Penale

Assonime: holding a rischio di stretta penale

I punti critici della sentenza di Firenze con la condanna dell’ex ad di Fs

di Giovanni Negri

La responsabilità penale dell’amministratore delegato di una holding non può essere estesa sino al punto da comprendere tutti i reati commessi nelle controllate. È forte la preoccupazione di Assonime, espressa in una lunga analisi diffusa il 15 ottobre, se la linea espressa dalla corte d’appello di firenze che, un anno fa, ha condannato a 7 anni di carcere l’allora ad di Fs Mauro Moretti per la strage di Viareggio nella quale persero la vita 32 persone, venisse confermata e diffusa negli uffici giudiziari.

La responsabilità

A differenza dei giudici di primo grado, quelli del tribunale di appello di Firenze hanno stabilito che una «forte interferenza» nella gestione delle società controllate da parte della holding, attraverso una serie di atti di indirizzo e controllo, ha determinato l’assunzione in capo a quest’ultima e ai suoi vertici di una “posizione di garanzia” (modellata sull’articolo 40 comma 2 del Codice penale) che attribuisce una precisa responsabilità penale a chi, in possesso di precisi poteri giuridici, avrebbe potuto evitare un evento dannoso se li avesse esercitati.

L’estensione

Ora, ricordato anche che la grande parte delle società di dimensioni medio gradi è organizzata in forma di gruppo, per Assonime sarebbe grave attribuire ai vertici della holding capogruppo una responsabilità per tutti gli illeciti che si manifestino a valle, a meno che non si sia in presenza di situazioni patologiche e fraudolente. Una previsione di questo genere sarebbe in contrasto con l’assetto dei controlli societari che stabiliscono un collegamento necessario tra potere effettivo e responsabilità della gestione di un’area di rischio.

Assonime mette in evidenza come se si riconosce che l’amministratore della capogruppo esercita in concreto i poteri tipici dell’attività di direzione e coordinamento, di conseguenza non si può attribuirgli una responsabilità per omissione delle condotte contestate agli amministratori delle società controllate. «Il contrario assunto della Corte d'appello conduce, infatti, all’affermazione di una generalizzata presunzione di conoscenza e di partecipazione a tutti gli illeciti commessi nel gruppo da parte degli amministratori della capogruppo, che contrasta con il principio costituzionale della personalità della responsabilità penale».

I punti critici

E allora, un primo limite della pronuncia, sottolinea Assonime, riguarda «l’avere ricondotto gli indici tipici del legittimo esercizio dell’attività di direzione e coordinamento ad una situazione di amministrazione di fatto, da cui derivare la responsabilità dell’amministratore delegato della società capogruppo».
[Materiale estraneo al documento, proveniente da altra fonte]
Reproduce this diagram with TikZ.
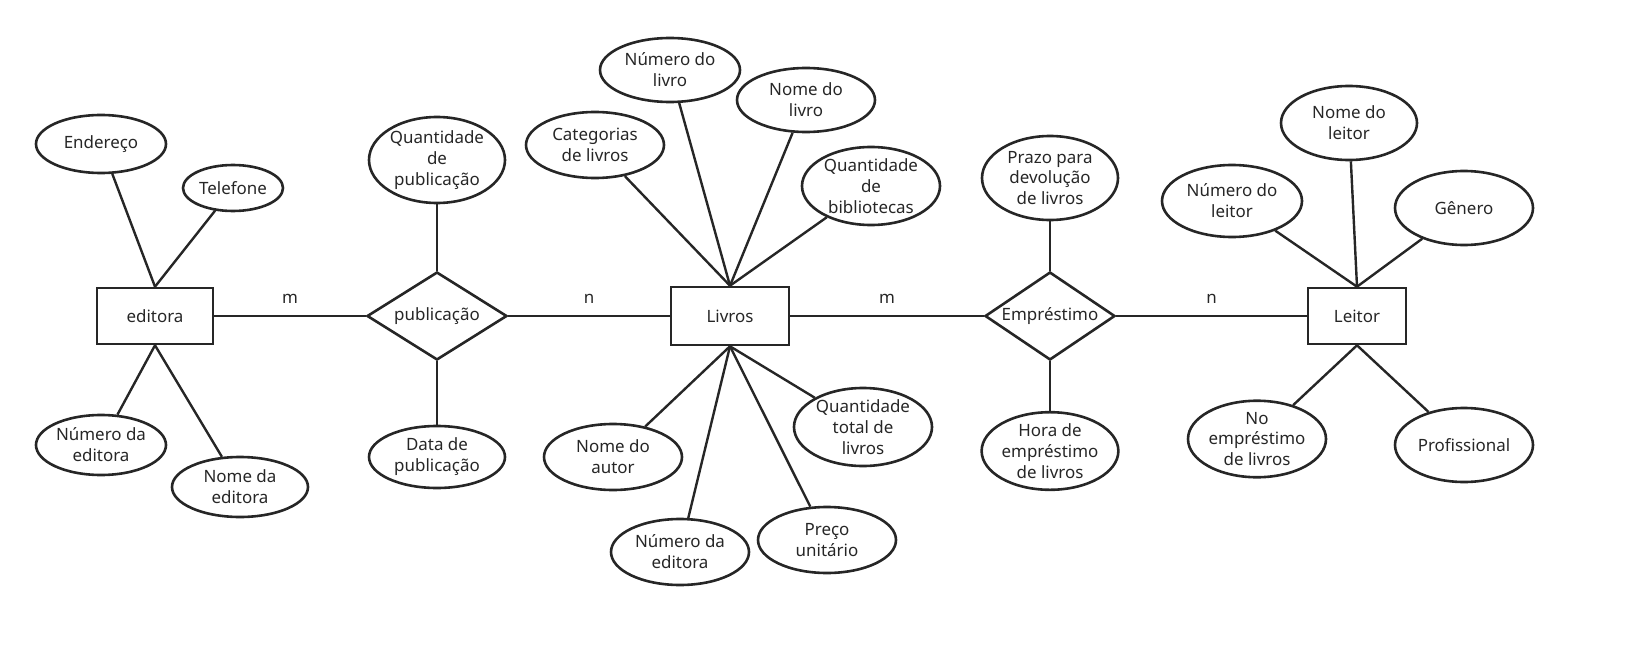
\documentclass[tikz,border=0pt]{standalone}
\usepackage{fontspec}
\setmainfont{Noto Sans}
\usetikzlibrary{shapes.geometric}
\begin{document}
\begin{tikzpicture}[x=1bp,y=-1bp,
  every node/.style={font=\fontsize{17}{21}\selectfont, text=black!85},
  ent/.style={draw=black!85,line width=2.6bp,rectangle,inner sep=0pt},
  rel/.style={draw=black!85,line width=2.6bp,diamond,aspect=1.6,inner sep=0pt},
  att/.style={draw=black!85,line width=2.6bp,ellipse,align=center,inner sep=0pt},
  lnk/.style={draw=black!85,line width=2.4bp}]
\useasboundingbox (0,0) rectangle (1637,650);
% entities
\node[ent,minimum width=116bp,minimum height=56bp] (ed) at (155,316) {editora};
\node[ent,minimum width=118bp,minimum height=58bp] (li) at (730,316) {Livros};
\node[ent,minimum width=98bp,minimum height=56bp] (le) at (1357,316) {Leitor};
\node[rel,minimum width=140bp,minimum height=88bp] (pu) at (437,316) {publicação};
\node[rel,minimum width=130bp,minimum height=88bp] (em) at (1050,316) {Empréstimo};
% attributes
\node[att,minimum width=130bp,minimum height=58bp] (a1) at (101,144) {Endereço};
\node[att,minimum width=100bp,minimum height=46bp] (a2) at (233,188) {Telefone};
\node[att,minimum width=130bp,minimum height=60bp] (a3) at (101,445) {Número da\\editora};
\node[att,minimum width=136bp,minimum height=60bp] (a4) at (240,487) {Nome da\\editora};
\node[att,minimum width=136bp,minimum height=86bp] (b1) at (437,160) {Quantidade\\de\\publicação};
\node[att,minimum width=136bp,minimum height=62bp] (b2) at (437,457) {Data de\\publicação};
\node[att,minimum width=138bp,minimum height=66bp] (c1) at (595,145) {Categorias\\de livros};
\node[att,minimum width=140bp,minimum height=64bp] (c2) at (670,70) {Número do\\livro};
\node[att,minimum width=138bp,minimum height=64bp] (c3) at (806,100) {Nome do\\livro};
\node[att,minimum width=138bp,minimum height=78bp] (c4) at (871,186) {Quantidade\\de\\bibliotecas};
\node[att,minimum width=138bp,minimum height=66bp] (c5) at (613,457) {Nome do\\autor};
\node[att,minimum width=138bp,minimum height=66bp] (c6) at (680,552) {Número da\\editora};
\node[att,minimum width=138bp,minimum height=78bp] (c7) at (863,427) {Quantidade\\total de\\livros};
\node[att,minimum width=138bp,minimum height=66bp] (c8) at (827,540) {Preço\\unitário};
\node[att,minimum width=136bp,minimum height=84bp] (d1) at (1050,178) {Prazo para\\devolução\\de livros};
\node[att,minimum width=136bp,minimum height=62bp] (d2) at (1050,451) {Hora de\\empréstimo\\de livros};
\node[att,minimum width=140bp,minimum height=72bp] (e1) at (1232,201) {Número do\\leitor};
\node[att,minimum width=136bp,minimum height=74bp] (e2) at (1349,123) {Nome do\\leitor};
\node[att,minimum width=138bp,minimum height=74bp] (e3) at (1464,208) {Gênero};
\node[att,minimum width=138bp,minimum height=74bp] (e4) at (1257,439) {No\\empréstimo\\de livros};
\node[att,minimum width=138bp,minimum height=74bp] (e5) at (1464,445) {Profissional};
% relationship lines
\draw[lnk] (ed) -- node[above=8bp]{m} (pu);
\draw[lnk] (pu) -- node[above=8bp]{n} (li);
\draw[lnk] (li) -- node[above=8bp]{m} (em);
\draw[lnk] (em) -- node[above=8bp]{n} (le);
% attribute lines
\foreach \a in {a1,a2} \draw[lnk] (\a) -- (ed.north);
\foreach \a in {a3,a4} \draw[lnk] (\a) -- (ed.south);
\draw[lnk] (b1) -- (pu.north);
\draw[lnk] (b2) -- (pu.south);
\foreach \a in {c1,c2,c3,c4} \draw[lnk] (\a) -- (li.north);
\foreach \a in {c5,c6,c7,c8} \draw[lnk] (\a) -- (li.south);
\draw[lnk] (d1) -- (em.north);
\draw[lnk] (d2) -- (em.south);
\foreach \a in {e1,e2,e3} \draw[lnk] (\a) -- (le.north);
\foreach \a in {e4,e5} \draw[lnk] (\a) -- (le.south);
\end{tikzpicture}
\end{document}
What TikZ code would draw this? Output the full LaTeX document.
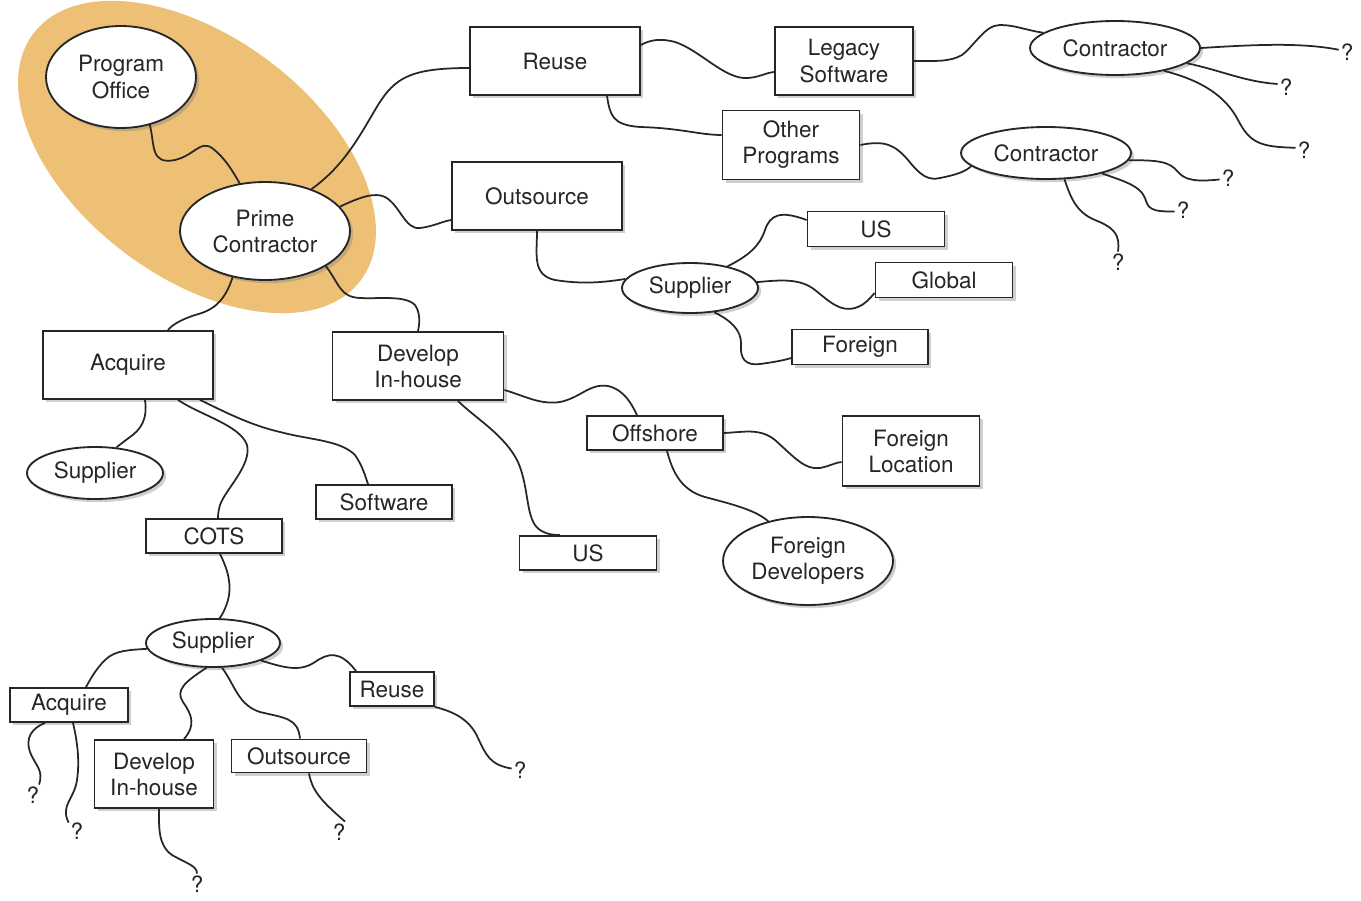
\documentclass[tikz,border=0pt]{standalone}
\usepackage{fontspec}
\setmainfont{TeX Gyre Heros}
\usetikzlibrary{shapes.geometric,shadows,calc}
\definecolor{halo}{RGB}{237,192,118}
\definecolor{ink}{RGB}{38,38,38}
\begin{document}
\begin{tikzpicture}[x=0.02cm,y=-0.02cm,
  every node/.style={font=\fontsize{12.8}{14.8}\selectfont, text=ink},
  shad/.style={drop shadow={shadow xshift=1.8pt, shadow yshift=-1.8pt, opacity=0.38}},
  box/.style={rectangle, draw=ink, line width=1.05pt, fill=white, inner sep=0pt, align=center, shad},
  ell/.style={ellipse, draw=ink, line width=1.05pt, fill=white, inner sep=0pt, align=center, shad},
  link/.style={draw=ink, line width=1pt},
  qm/.style={inner sep=1pt}
]
\useasboundingbox (0,0) rectangle (1361,900);
\node[ellipse, fill=halo, minimum width=8.2cm, minimum height=4.8cm, rotate=-37, inner sep=0pt] (halo) at (197,157) {};

% nodes
\node[ell, minimum width=3.0cm, minimum height=2.04cm] (po) at (121,77) {Program\\Office};
\node[ell, minimum width=3.4cm, minimum height=1.96cm] (pc) at (265,231) {Prime\\Contractor};
\node[box, minimum width=3.4cm, minimum height=1.36cm] (reuse) at (555,61) {Reuse};
\node[box, minimum width=2.76cm, minimum height=1.36cm] (legacy) at (844,61) {Legacy\\Software};
\node[ell, minimum width=3.4cm, minimum height=1.08cm] (con1) at (1115,48) {Contractor};
\node[box, minimum width=2.74cm, minimum height=1.38cm] (other) at (791,145) {Other\\Programs};
\node[ell, minimum width=3.4cm, minimum height=1.04cm] (con2) at (1046,153) {Contractor};
\node[box, minimum width=3.4cm, minimum height=1.36cm] (out) at (537,196) {Outsource};
\node[ell, minimum width=2.72cm, minimum height=1.0cm] (sup1) at (690,288) {Supplier};
\node[box, minimum width=2.74cm, minimum height=0.7cm] (us1) at (876,229) {US};
\node[box, minimum width=2.74cm, minimum height=0.7cm] (glob) at (944,280) {Global};
\node[box, minimum width=2.72cm, minimum height=0.7cm] (for1) at (860,347) {Foreign};
\node[box, minimum width=3.4cm, minimum height=1.36cm] (acq) at (128,365) {Acquire};
\node[box, minimum width=3.42cm, minimum height=1.36cm] (dev) at (418,366) {Develop\\In-house};
\node[box, minimum width=2.72cm, minimum height=0.68cm] (off) at (655,433) {Offshore};
\node[box, minimum width=2.74cm, minimum height=1.4cm] (floc) at (911,451) {Foreign\\Location};
\node[ell, minimum width=2.72cm, minimum height=1.04cm] (sup2) at (95,473) {Supplier};
\node[box, minimum width=2.72cm, minimum height=0.68cm] (soft) at (384,502) {Software};
\node[box, minimum width=2.72cm, minimum height=0.68cm] (cots) at (214,536) {COTS};
\node[box, minimum width=2.74cm, minimum height=0.68cm] (us2) at (588,553) {US};
\node[ell, minimum width=3.4cm, minimum height=1.76cm] (fdev) at (808,561) {Foreign\\Developers};
\node[ell, minimum width=2.68cm, minimum height=0.96cm] (sup3) at (213,643) {Supplier};
\node[box, minimum width=2.36cm, minimum height=0.68cm] (acq2) at (69,705) {Acquire};
\node[box, minimum width=1.68cm, minimum height=0.68cm] (reuse2) at (392,689) {Reuse};
\node[box, minimum width=2.38cm, minimum height=1.36cm] (dev2) at (154,774) {Develop\\In-house};
\node[box, minimum width=2.7cm, minimum height=0.66cm] (out2) at (299,756) {Outsource};

% question marks
\node[qm] (qa) at (1347,52) {?};
\node[qm] (qb) at (1286,87) {?};
\node[qm] (qc) at (1304,150) {?};
\node[qm] (qd) at (1228,178) {?};
\node[qm] (qe) at (1183,210) {?};
\node[qm] (qf) at (1118,262) {?};
\node[qm] (qg) at (520,770) {?};
\node[qm] (qh) at (33,795) {?};
\node[qm] (qi) at (77,831) {?};
\node[qm] (qj) at (197,884) {?};
\node[qm] (qk) at (339,832) {?};

% connectors
\draw[link] (po.-59) .. controls (155,145) and (150,165) .. (175,160) .. controls (195,155) and (200,140) .. (212,148) .. controls (225,158) and (232,170) .. (pc.118);
\draw[link] (pc.42) .. controls (345,165) and (360,135) .. (378,105) .. controls (395,78) and (410,68) .. ($(reuse.west)+(0,7)$);
\draw[link] (pc.18) .. controls (360,197) and (375,192) .. (385,197) .. controls (400,205) and (405,230) .. (420,228) .. controls (435,226) and (440,222) .. ($(out.west)+(0,24)$);
\draw[link] (pc.-30) .. controls (340,285) and (340,297) .. (360,298) .. controls (380,299) and (405,295) .. (415,305) .. controls (420,312) and (420,322) .. (dev.north);
\draw[link] (pc.-125) .. controls (225,300) and (215,310) .. (195,315) .. controls (180,320) and (172,325) .. ($(acq.north)+(40,0)$);
\draw[link] ($(reuse.east)+(0,-16)$) .. controls (650,40) and (660,38) .. (675,42) .. controls (700,50) and (725,80) .. (748,78) .. controls (760,77) and (765,73) .. ($(legacy.west)+(0,11)$);
\draw[link] ($(reuse.south)+(52,0)$) .. controls (610,115) and (612,125) .. (640,127) .. controls (680,128) and (700,135) .. ($(other.west)+(0,-10)$);
\draw[link] (legacy.east) .. controls (935,61) and (950,62) .. (962,55) .. controls (975,45) and (985,25) .. (1000,25) .. controls (1015,25) and (1025,30) .. (con1.168);
\draw[link] (con1.east) .. controls (1250,45) and (1300,42) .. (qa.165);
\draw[link] (con1.-12) .. controls (1220,70) and (1245,82) .. (qb.160);
\draw[link] (con1.-25) .. controls (1200,80) and (1225,95) .. (1238,120) .. controls (1250,143) and (1260,147) .. (qc.165);
\draw[link] (other.east) .. controls (885,140) and (895,145) .. (908,160) .. controls (920,175) and (928,181) .. (940,178) .. controls (955,175) and (965,172) .. (con2.190);
\draw[link] (con2.-5) .. controls (1160,160) and (1170,162) .. (1178,172) .. controls (1185,180) and (1195,182) .. (qd.190);
\draw[link] (con2.-20) .. controls (1120,180) and (1140,185) .. (1145,198) .. controls (1148,208) and (1150,212) .. (qe.190);
\draw[link] (con2.-55) .. controls (1070,195) and (1075,212) .. (1095,220) .. controls (1115,228) and (1120,235) .. (qf.north);
\draw[link] (out.south) .. controls (537,255) and (532,275) .. (555,280) .. controls (580,284) and (600,283) .. (sup1.172);
\draw[link] (sup1.30) .. controls (750,255) and (760,245) .. (765,230) .. controls (770,215) and (780,210) .. ($(us1.west)+(0,-9)$);
\draw[link] (sup1.5) .. controls (780,280) and (800,278) .. (815,290) .. controls (830,302) and (840,312) .. (855,308) .. controls (865,305) and (870,298) .. ($(glob.west)+(0,13)$);
\draw[link] (sup1.-45) .. controls (730,320) and (742,330) .. (741,345) .. controls (740,358) and (745,366) .. (760,364) .. controls (775,362) and (785,360) .. ($(for1.west)+(0,11)$);
\draw[link] ($(dev.east)+(0,24)$) .. controls (525,396) and (540,405) .. (560,402) .. controls (580,398) and (590,383) .. (608,386) .. controls (625,390) and (632,405) .. ($(off.north)+(-18,0)$);
\draw[link] ($(dev.south)+(40,0)$) .. controls (475,418) and (505,435) .. (518,462) .. controls (530,490) and (525,520) .. (540,530) .. controls (548,535) and (555,535) .. ($(us2.north)+(-28,0)$);
\draw[link] (off.east) .. controls (745,432) and (760,428) .. (775,440) .. controls (795,458) and (805,470) .. (820,468) .. controls (830,466) and (837,462) .. ($(floc.west)+(0,11)$);
\draw[link] ($(off.south)+(12,0)$) .. controls (672,470) and (680,490) .. (705,497) .. controls (735,505) and (755,510) .. (fdev.135);
\draw[link] ($(acq.south)+(17,0)$) .. controls (148,420) and (140,430) .. (130,437) .. controls (122,443) and (118,446) .. (sup2.50);
\draw[link] ($(acq.south)+(50,0)$) .. controls (200,415) and (240,425) .. (247,445) .. controls (252,465) and (225,490) .. (220,505) .. controls (218,512) and (218,516) .. ($(cots.north)+(4,0)$);
\draw[link] ($(acq.south)+(72,0)$) .. controls (225,412) and (250,425) .. (280,432) .. controls (310,440) and (340,440) .. (355,455) .. controls (362,465) and (365,475) .. ($(soft.north)+(-16,0)$);
\draw[link] ($(cots.south)+(6,0)$) .. controls (228,570) and (232,585) .. (228,600) .. controls (225,610) and (222,615) .. (sup3.75);
\draw[link] (sup3.185) .. controls (130,650) and (115,650) .. (105,660) .. controls (95,670) and (90,680) .. ($(acq2.north)+(17,0)$);
\draw[link] (sup3.-105) .. controls (185,682) and (175,690) .. (183,702) .. controls (192,715) and (196,725) .. ($(dev2.north)+(30,0)$);
\draw[link] (sup3.-70) .. controls (235,685) and (238,705) .. (260,712) .. controls (285,718) and (298,718) .. ($(out2.north)+(1,0)$);
\draw[link] (sup3.-20) .. controls (285,668) and (300,672) .. (315,662) .. controls (328,653) and (340,650) .. ($(reuse2.north west)+(7,0)$);
\draw[link] (reuse2.south east) .. controls (455,712) and (470,720) .. (478,738) .. controls (486,755) and (490,765) .. (qg.170);
\draw[link] ($(acq2.south)+(-24,0)$) .. controls (32,728) and (25,738) .. (30,752) .. controls (35,765) and (44,770) .. (qh.60);
\draw[link] ($(acq2.south)+(4,0)$) .. controls (77,740) and (80,760) .. (77,780) .. controls (74,800) and (60,805) .. (qi.135);
\draw[link] ($(dev2.south)+(5,0)$) .. controls (159,828) and (158,845) .. (172,855) .. controls (188,864) and (197,866) .. (qj.north);
\draw[link] ($(out2.south)+(10,0)$) .. controls (312,790) and (320,800) .. (qk.60);
\end{tikzpicture}
\end{document}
Inoltre, una seconda seconda incongruenza nel ragionamento dei giudici fiorentini va individuata «nella ricostruzione delle posizioni di garanzia in capo all’amministratore delegato della capogruppo, sulla base di un asserito ruolo di amministratore di fatto delle società controllate, non supportato da coerenti presupposti giuridici come richiesti, da dottrina e giurisprudenza, per aversi tale qualifica».